パワーで攻め込む木村に、負け越しレコードの高島が遠くから、軽いが速いスリーパンチを決めて対抗。
木村はボディこそ好打するが、上に強打は決められない。
競った展開だったが、ラストふたつ、高島が打ち合いに応じ、ヒットの数でまさる。

判定は高島か、木村に甘ければドロー?まさか逆やる気やないやろな...と、いつもの感じで不安いっぱいでした。
しかし公式採点は59-55(高島)、58-57(木村)、58-56(高島)、2-1高島、と出る。
もちろん、好ファイトを見せてくれた両者に拍手するところですが、私としては、この採点にも、同じくらいの拍手を送りたい気持ちでした。
四の五の言わず、この調子で今後とも是非...と、心からお願いします。

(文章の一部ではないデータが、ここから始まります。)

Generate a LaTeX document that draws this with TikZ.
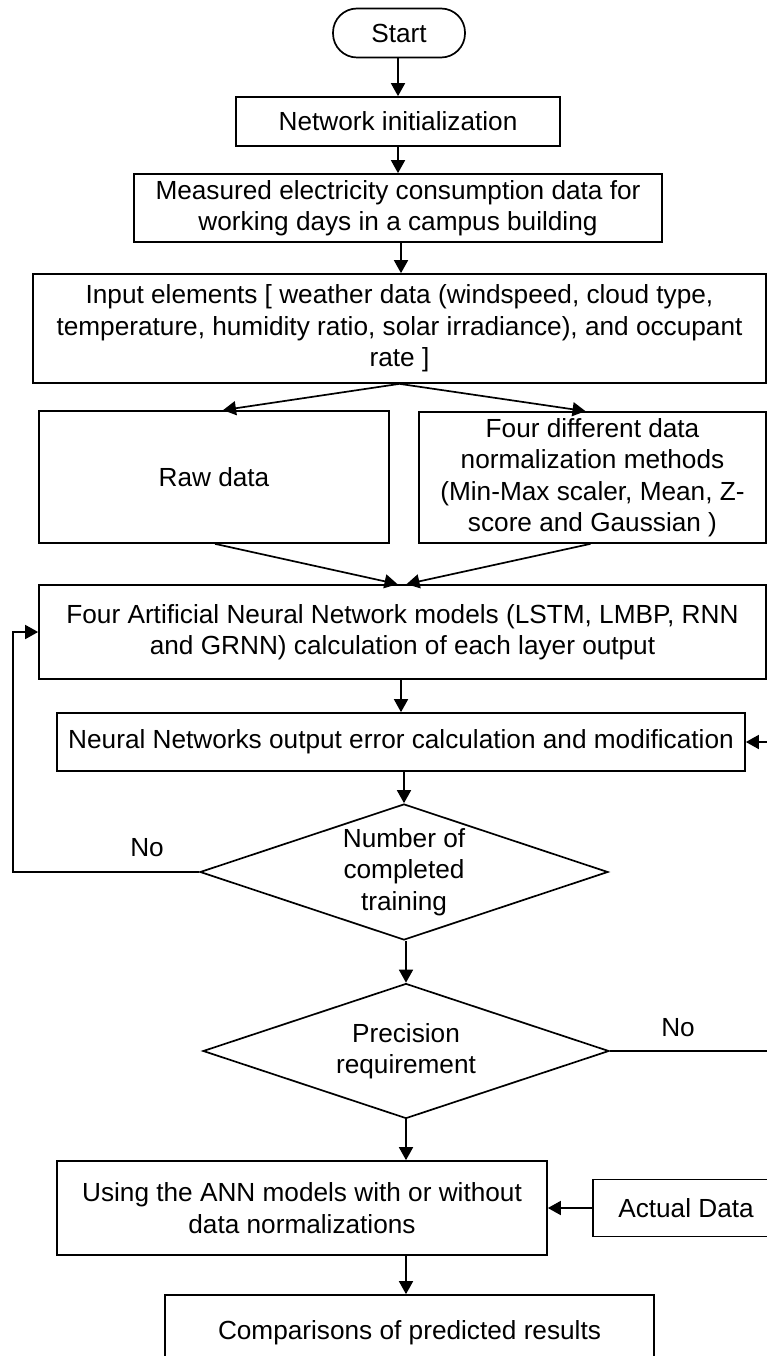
\documentclass[tikz,border=0pt]{standalone}
\usepackage{fontspec}
\setmainfont{Liberation Sans}
\usetikzlibrary{shapes.geometric,arrows.meta}
\begin{document}
\begin{tikzpicture}[x=1pt,y=-1pt,
  every node/.style={font=\fontsize{26.2}{31.5}\selectfont, align=center},
  box/.style={draw, line width=1.7pt, rectangle, inner sep=0pt},
  term/.style={draw, line width=1.7pt, rectangle, rounded corners=24pt, inner sep=0pt},
  dec/.style={draw, line width=1.7pt, diamond, inner sep=0pt},
  arr/.style={line width=1.7pt, -{Triangle[length=13pt,width=14pt]}},
  lbl/.style={inner sep=0pt}
]
\clip (0,0) rectangle (767,1356);
\fill[white] (0,0) rectangle (767,1356);

\node[term, minimum width=132pt, minimum height=49pt] (start) at (399,33) {Start};
\node[box, minimum width=324pt, minimum height=49pt] (init) at (398,121.5) {Network initialization};
\node[box, minimum width=528pt, minimum height=68pt] (meas) at (398,208) {Measured electricity consumption data for\\working days in a campus building};
\node[box, minimum width=733pt, minimum height=109pt] (input) at (399.5,328.5) {Input elements [ weather data (windspeed, cloud type,\\temperature, humidity ratio, solar irradiance), and occupant\\rate ]};
\node[box, minimum width=350pt, minimum height=132pt] (raw) at (214,477) {Raw data};
\node[box, minimum width=347pt, minimum height=131pt] (norm) at (592.5,477.5) {Four different data\\normalization methods\\(Min-Max scaler, Mean, Z-\\score and Gaussian )};
\node[box, minimum width=727pt, minimum height=94pt] (ann) at (402.5,632) {Four Artificial Neural Network models (LSTM, LMBP, RNN\\and GRNN) calculation of each layer output};
\node[box, minimum width=688pt, minimum height=58pt] (nn) at (401,742) {Neural Networks output error calculation and modification};
\node[dec, minimum width=408pt, minimum height=136pt, label={[align=center]center:Number of\\completed\\training}] (d1) at (404,872) {};
\node[dec, minimum width=406pt, minimum height=135pt, label={[align=center]center:Precision\\requirement}] (d2) at (406,1051) {};
\node[box, minimum width=490pt, minimum height=94pt] (use) at (302,1208) {Using the ANN models with or without\\data normalizations};
\node[box, minimum width=186pt, minimum height=57pt] (actual) at (686,1208) {Actual Data};
\node[box, minimum width=489pt, minimum height=75pt] (comp) at (409.5,1332.5) {Comparisons of predicted results};

\node[lbl] (no1) at (147,848) {No};
\node[lbl] (no2) at (678,1028) {No};

\coordinate (loopL) at (13,872);
\coordinate (loopR) at (800,1051);

\draw[arr] (start.south -| init.north) -- (init.north);
\draw[arr] (init.south) -- (init.south |- meas.north);
\draw[arr] ([xshift=3pt]meas.south) -- ([xshift=3pt]meas.south |- input.north);
\draw[arr] (input.south) -- ([xshift=9pt]raw.north);
\draw[arr] (input.south) -- ([xshift=-7pt]norm.north);
\draw[arr] ([xshift=1pt]raw.south) -- ([xshift=-5pt]ann.north);
\draw[arr] ([xshift=-2pt]norm.south) -- ([xshift=4pt]ann.north);
\draw[arr] (nn.north |- ann.south) -- (nn.north);
\draw[arr] (d1.north |- nn.south) -- (d1.north);
\draw[arr] (d1.west) -- (loopL) |- (ann.west);
\draw[arr] (d2.north |- d1.south) -- (d2.north);
\draw[arr] (d2.east) -- (loopR) |- (nn.east);
\draw[arr] (d2.south) -- (d2.south |- use.north);
\draw[arr] (actual.west) -- (actual.west -| use.east);
\draw[arr] (use.south -| d2.south) -- (d2.south |- comp.north);
\end{tikzpicture}
\end{document}
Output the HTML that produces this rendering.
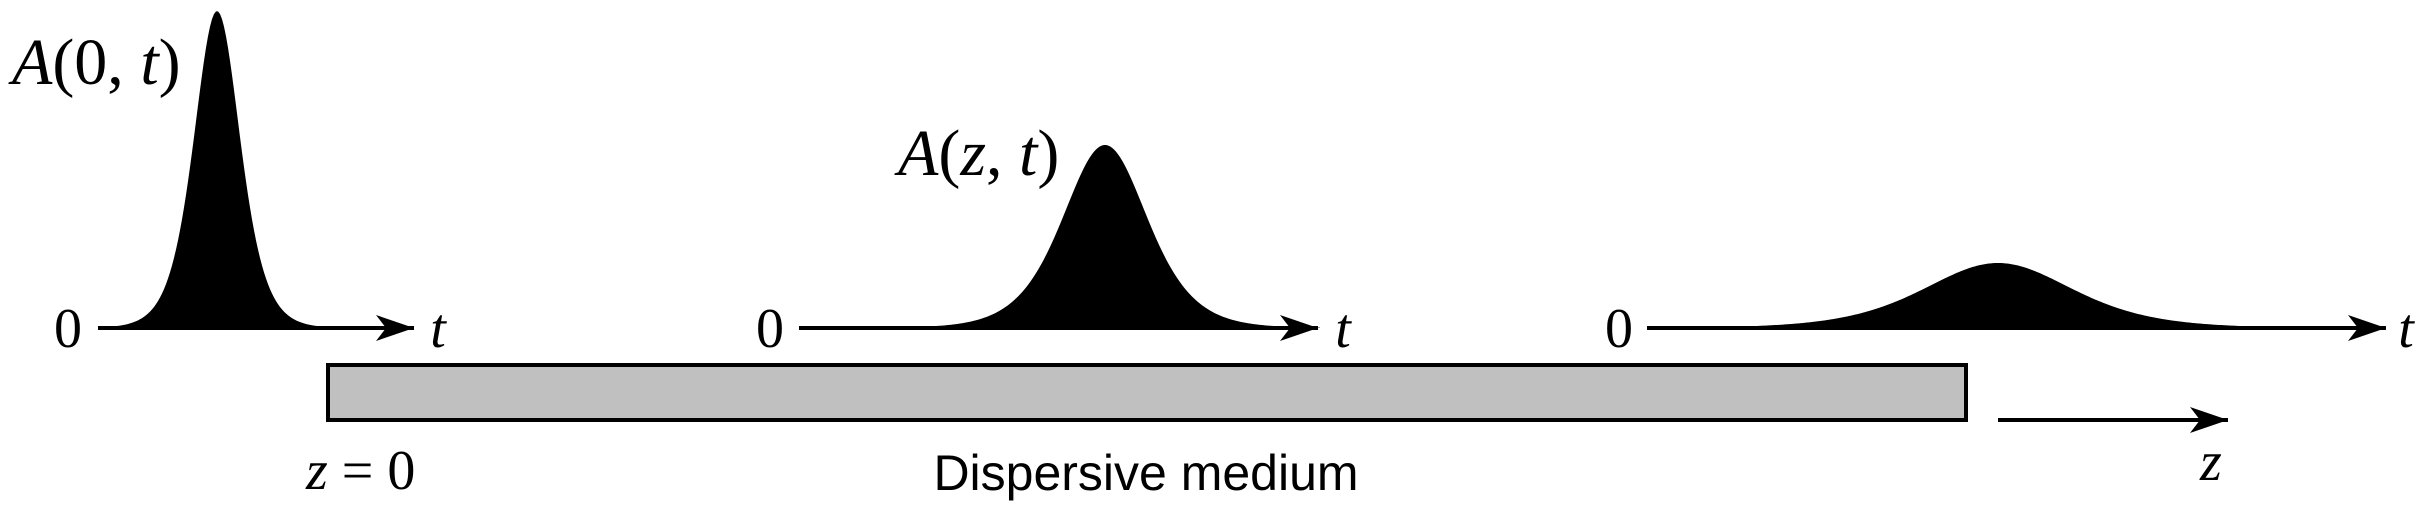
<!DOCTYPE html>
<html><head><meta charset="utf-8"><style>
html,body{margin:0;padding:0;background:#fff;}
svg{display:block;}
.m{font-family:"Liberation Serif",serif;font-style:italic;}
.r{font-family:"Liberation Serif",serif;}
</style></head><body>
<svg id="s" width="2429" height="509" viewBox="0 0 2429 509" xmlns="http://www.w3.org/2000/svg">
<defs>
<marker id="ar" markerWidth="40" markerHeight="30" refX="38" refY="15" orient="auto" markerUnits="userSpaceOnUse">
<path d="M0,2 L38,15 L0,28 L10,15 Z" fill="#000"/>
</marker>
</defs>
<path id="p1" fill="#000"/>
<path id="p2" fill="#000"/>
<path id="p3" fill="#000"/>
<line x1="98" y1="328" x2="414" y2="328" stroke="#000" stroke-width="4" marker-end="url(#ar)"/>
<line x1="799" y1="328" x2="1318" y2="328" stroke="#000" stroke-width="4" marker-end="url(#ar)"/>
<line x1="1647" y1="328" x2="2386" y2="328" stroke="#000" stroke-width="4" marker-end="url(#ar)"/>
<rect x="328" y="365" width="1638" height="55" fill="#c0c0c0" stroke="#000" stroke-width="4"/>
<line x1="1998" y1="420" x2="2228" y2="420" stroke="#000" stroke-width="4" marker-end="url(#ar)"/>
<text class="r" x="68" y="347" font-size="56" text-anchor="middle">0</text>
<text class="r" x="770" y="347" font-size="56" text-anchor="middle">0</text>
<text class="r" x="1619" y="347" font-size="56" text-anchor="middle">0</text>
<text class="m" x="438" y="347" font-size="56" text-anchor="middle">t</text>
<text class="m" x="1343" y="347" font-size="56" text-anchor="middle">t</text>
<text class="m" x="2406" y="347" font-size="56" text-anchor="middle">t</text>
<text x="12" y="84" font-size="66"><tspan class="m">A</tspan><tspan class="r">(0, </tspan><tspan class="m">t</tspan><tspan class="r">)</tspan></text>
<text x="898" y="175" font-size="66"><tspan class="m">A</tspan><tspan class="r">(</tspan><tspan class="m">z</tspan><tspan class="r">, </tspan><tspan class="m">t</tspan><tspan class="r">)</tspan></text>
<text x="306" y="489" font-size="56"><tspan class="m">z</tspan><tspan class="r"> = 0</tspan></text>
<text class="m" x="2200" y="480" font-size="56">z</text>
<text x="1146" y="490" font-size="50" text-anchor="middle" font-family="Liberation Sans, sans-serif">Dispersive medium</text>
</svg>
<script>
function pulse(id,cx,h,T,x0,x1){
  var d="M"+x0+",328";
  for(var x=x0;x<=x1;x+=2){
    var c=Math.cosh((x-cx)/T);
    var y=328-h/(c*c);
    d+=" L"+x+","+y.toFixed(2);
  }
  d+=" L"+x1+",328 Z";
  document.getElementById(id).setAttribute("d",d);
}
pulse("p1",217,317,31,98,360);
pulse("p2",1105,183,57,850,1320);
pulse("p3",1998,65,100,1647,2370);
</script>
</body></html>
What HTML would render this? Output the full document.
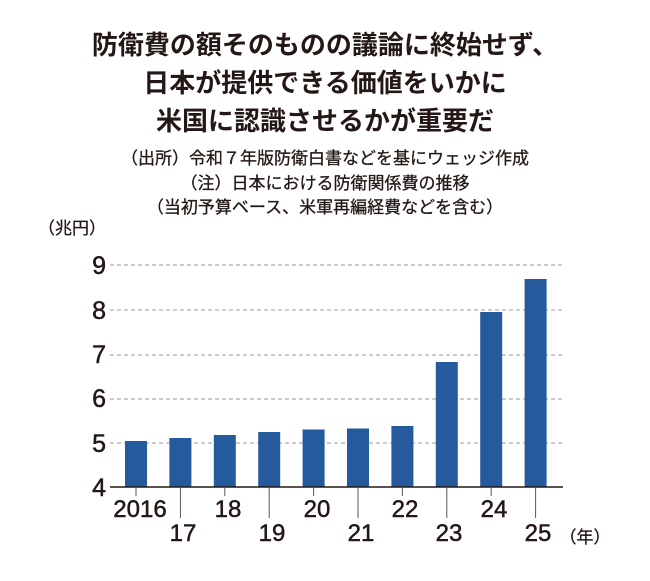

いやホンマに。




ライトフライ級8回戦 
○タノンサック・シムシー(タイ/グリーンツダ) 3回KO ●マクティソン・マルガンティ(インドネシア)


インドネシアのマクティソン、鋭い右を振るって迫るも、タノンサックが巧みに外して鋭いパンチで切り崩していく。
初回早々、鋭い右アッパーを迎え撃ちで決め、マクティソンを後退させ、左フックも決め、連打。マクティソン早々に顔が赤い。
2回も右アッパー、ワンツー決めたタノンサック、3回さらに攻め、ワンツー、ボディも効いたか、マクティソンうずくまり、立てず。

タノンサック、前回の試合も相当強かったですが、今回もまた、なかなかの攻撃力を見せました。
相手も弱い選手じゃないように見えましたが、それでも圧勝でした。

今後、どういうマッチメイクで育てていくものか不明ですが、もしキャリアを積んで、体力的に出来上がってきたら、楽しみです。
しかし、何でまたこんな好素材が日本に来たんですかねえ。どういう経緯だったものか。
まあ、このまま勝ち進めば、そのうち専門誌が記事にしてくれることでしょうが。